The 2012 US–Israel military defense drill, codenamed Austere Challenge 12, was a military exercise between the United States, Israeli military, Germany and United Kingdom, that took place in late October 2012.

==History==
The joint exercises were expected to test Israeli and American air defense systems, particularly Israel's ballistic missile defense against incoming missiles and rockets. A EUCOM commander would be responsible for approving Israeli requests to deploy US missile defense systems in Israel.
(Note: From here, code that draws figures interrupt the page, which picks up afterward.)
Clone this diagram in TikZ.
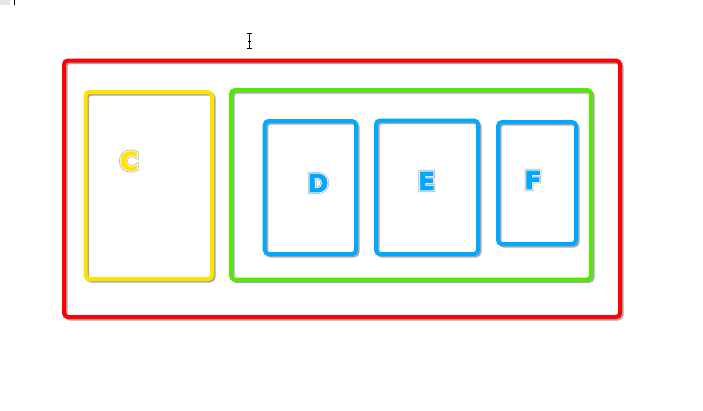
\documentclass[tikz,border=0pt]{standalone}
\usepackage{fontspec}
\usetikzlibrary{backgrounds}
\newfontfamily\lblfill{DejaVu Sans Bold}[FakeBold=3]
\newfontfamily\lblwhite{DejaVu Sans Bold}[FakeBold=10]
\newfontfamily\lblgrey{DejaVu Sans Bold}[FakeBold=16]
\definecolor{cred}{HTML}{FF0000}
\definecolor{cyellow}{HTML}{FFE400}
\definecolor{cgreen}{HTML}{52E800}
\definecolor{cblue}{HTML}{00A8FF}
\definecolor{shadowgrey}{HTML}{A8A8A8}
\definecolor{olgrey}{HTML}{B4B4B4}
\definecolor{tabgrey}{HTML}{E6E6E6}
\newcommand\outlined[2]{\fontsize{25}{25}\selectfont\rlap{\lblgrey\color{olgrey}#2}\rlap{\lblwhite\color{white}#2}{\lblfill\color{#1}#2}}
\tikzset{
  box/.style={draw=#1, line width=4pt, rounded corners=4pt, inner sep=0pt, outer sep=0pt},
  boxshadow/.style={draw=shadowgrey, line width=3.5pt, rounded corners=4pt},
  letter/.style={inner sep=0pt, outer sep=0pt},
  cursorline/.style={draw=black, line width=1pt}
}
\begin{document}
\begin{tikzpicture}[x=1pt,y=-1pt]
\useasboundingbox (0,0) rectangle (703,410);
% boxes
\node[box=cred, minimum width=556pt, minimum height=256.5pt] (outer) at (342,188.75) {};
\node[box=cyellow, minimum width=126.5pt, minimum height=187pt] (ybox) at (148.75,185.5) {};
\node[box=cgreen, minimum width=360pt, minimum height=189.5pt] (gbox) at (411,184.75) {};
\node[box=cblue, minimum width=91.3pt, minimum height=133pt] (dbox) at (310.35,187.5) {};
\node[box=cblue, minimum width=102pt, minimum height=133.5pt] (ebox) at (427,187.25) {};
\node[box=cblue, minimum width=78pt, minimum height=122pt] (fbox) at (537,183) {};
% shadows (behind)
\begin{scope}[on background layer]
\foreach \b in {outer,ybox,gbox,dbox,ebox,fbox}{
  \draw[boxshadow] ([shift={(1.8,1.8)}]\b.north west) rectangle ([shift={(1.8,1.8)}]\b.south east);
}
\end{scope}
% letters
\node[letter] (c) at (129,161) {\outlined{cyellow}{C}};
\node[letter] (d) at (318,183) {\outlined{cblue}{D}};
\node[letter] (e) at (426.5,181) {\outlined{cblue}{E}};
\node[letter] (f) at (533,180) {\outlined{cblue}{F}};
% cursor
\coordinate (curtop) at (249.5,33.5);
\coordinate (curbot) at (249.5,48);
\draw[cursorline] (curtop) -- (curbot);
\draw[cursorline] ([xshift=-2.5]curtop) -- ([xshift=2.5]curtop);
\draw[cursorline] ([xshift=-2.5]curbot) -- ([xshift=2.5]curbot);
\coordinate (curmid) at (249.5,41);
\draw[cursorline] ([xshift=-1.5]curmid) -- ([xshift=1.5]curmid);
% top-left marks
\fill[tabgrey] (0,0) rectangle (10,5);
\coordinate (tickt) at (14.5,0);
\coordinate (tickb) at (14.5,5);
\draw[cursorline] (tickt) -- (tickb);
\end{tikzpicture}
\end{document}
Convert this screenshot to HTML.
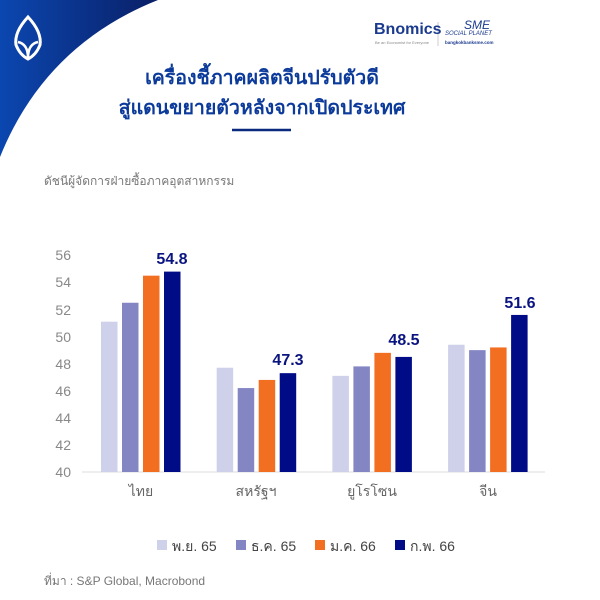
<!DOCTYPE html>
<html><head><meta charset="utf-8"><style>
body{margin:0;width:600px;height:600px;background:#fff;font-family:"Liberation Sans","Noto Sans CJK SC",sans-serif;position:relative;overflow:hidden}
.t{position:absolute;white-space:nowrap}
</style></head><body>
<svg width="600" height="600" style="position:absolute;left:0;top:0">
<defs><linearGradient id="g" x1="0" y1="0" x2="1" y2="0"><stop offset="0" stop-color="#0b47b0"/><stop offset="1" stop-color="#0a1f66"/></linearGradient></defs>
<path d="M0,0 L158,0 Q45,45 0,157 Z" fill="url(#g)"/>
<path d="M28,17 Q14,32 16,45 Q20,55 28,59 Q36,55 40,45 Q42,32 28,17 Z" fill="none" stroke="#fff" stroke-width="3"/>
<path d="M18,42 Q28,44 28,58 Q28,44 38,42" fill="none" stroke="#fff" stroke-width="2.5"/>
<line x1="232" y1="130" x2="291" y2="130" stroke="#0a2a80" stroke-width="2.5"/>
<line x1="438" y1="22" x2="438" y2="46" stroke="#ccc" stroke-width="1"/>
<g font-family="Liberation Sans" font-size="14" fill="#888">
<text x="71" y="477" text-anchor="end">40</text>
<text x="71" y="450" text-anchor="end">42</text>
<text x="71" y="423" text-anchor="end">44</text>
<text x="71" y="396" text-anchor="end">46</text>
<text x="71" y="369" text-anchor="end">48</text>
<text x="71" y="342" text-anchor="end">50</text>
<text x="71" y="315" text-anchor="end">52</text>
<text x="71" y="287" text-anchor="end">54</text>
<text x="71" y="260" text-anchor="end">56</text>
</g>
<line x1="82" y1="472" x2="545" y2="472" stroke="#ddd" stroke-width="1"/>
<g id="bars"></g>
<g font-family="Liberation Sans,Noto Sans CJK SC,sans-serif" font-size="14" fill="#666" text-anchor="middle">
<text x="141" y="496">ไทย</text><text x="256" y="496">สหรัฐฯ</text><text x="372" y="496">ยูโรโซน</text><text x="488" y="496">จีน</text>
</g>
<g font-family="Liberation Sans" font-size="16" font-weight="bold" fill="#0a1480" text-anchor="middle">
<text x="172" y="264">54.8</text><text x="288" y="365">47.3</text><text x="404" y="345">48.5</text><text x="520" y="308">51.6</text>
</g>
<rect x="157" y="540" width="10" height="10" fill="#cfd0ea"/>
<rect x="236" y="540" width="10" height="10" fill="#8486c4"/>
<rect x="315" y="540" width="10" height="10" fill="#f26f21"/>
<rect x="395" y="540" width="10" height="10" fill="#000c86"/>
</svg>
<div class="t" style="left:374px;top:21px;font-size:16px;font-weight:bold;color:#1a3a8e">Bnomics</div>
<div class="t" style="left:375px;top:40px;font-size:4px;color:#888">Be an Economist for Everyone</div>
<div class="t" style="left:464px;top:18px;font-size:12px;font-style:italic;color:#1a3a8e">SME</div>
<div class="t" style="left:445px;top:31px;font-size:6px;font-style:italic;color:#1a3a8e">SOCIAL PLANET</div>
<div class="t" style="left:445px;top:40px;font-size:4.5px;font-weight:bold;color:#1a3a8e">bangkokbanksme.com</div>
<div class="t" style="left:0;width:524px;top:63px;text-align:center;font-size:19.5px;font-weight:bold;color:#0b3a9a;line-height:30px">เครื่องชี้ภาคผลิตจีนปรับตัวดี<br>สู่แดนขยายตัวหลังจากเปิดประเทศ</div>
<div class="t" style="left:44px;top:172px;font-size:12px;color:#777">ดัชนีผู้จัดการฝ่ายซื้อภาคอุตสาหกรรม</div>
<div class="t" style="left:172px;top:536px;font-size:14px;color:#444">พ.ย. 65</div>
<div class="t" style="left:251px;top:536px;font-size:14px;color:#444">ธ.ค. 65</div>
<div class="t" style="left:330px;top:536px;font-size:14px;color:#444">ม.ค. 66</div>
<div class="t" style="left:410px;top:536px;font-size:14px;color:#444">ก.พ. 66</div>
<div class="t" style="left:44px;top:572px;font-size:12px;color:#777">ที่มา : S&amp;P Global, Macrobond</div>
<script>
var d=[[51.1,52.5,54.5,54.8],[47.7,46.2,46.8,47.3],[47.1,47.8,48.8,48.5],[49.4,49.0,49.2,51.6]];
var c=["#cfd0ea","#8486c4","#f26f21","#000c86"],s="";
for(var g=0;g<4;g++)for(var i=0;i<4;i++){var v=d[g][i],y=472-(v-40)*13.54,x=101+g*115.7+i*21;
s+='<rect x="'+x+'" y="'+y+'" width="16.5" height="'+(472-y)+'" fill="'+c[i]+'"/>';}
document.getElementById("bars").innerHTML=s;
</script>
</body></html>
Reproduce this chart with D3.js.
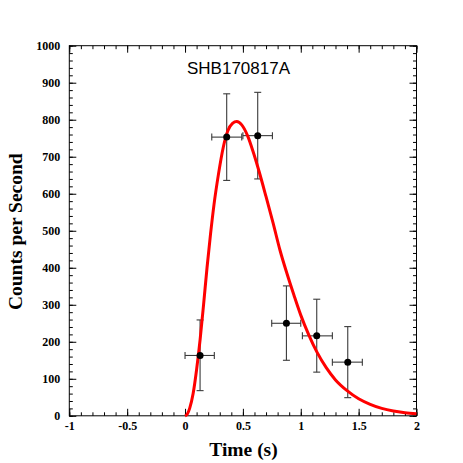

Senior American and Israeli defense officials discussed the possibility of postponing the exercise to late 2012. On January 13, 2012, it was postponed to October. Capt. John Ross, spokesman for the United States European Command, said "It is not unusual for such exercises to be postponed, and leaders of both sides believe that the best participation of all units will be best achieved later in the year." Israeli military officials said the U.S. government requested to delay the drill so as "not to heighten tensions" with Iran. Security officials have also said the decision was partially related to budgetary concerns. A day prior to the cancellation, senior IAF officers said the drill was scheduled for Spring. The exercise is also expected to be the first time the EUCOM commander James Stavridis will participate in a multilateral drill with Israel.

Israel's foreign minister Avigdor Lieberman said "diplomatic and regional reasons, the tensions and instability" were factors in delaying the exercise. Mark Regev, the spokesman for Israeli prime minister Benjamin Netanyahu said Israel and the United States made the decision to delay the exercise "because it was not the right time.”

Although a report in August alleged that the number of troops involved was being reduced from 5,000 to about 1,000, in order to reduce the perception that the exercise was a cover for an attack on Iran, it was later reported that the size of the drill and the number of troops participating had not changed. Brigadier General Nitzan Nuriel, said that the matter was one "of logistics," and that the number of troops had hardly changed.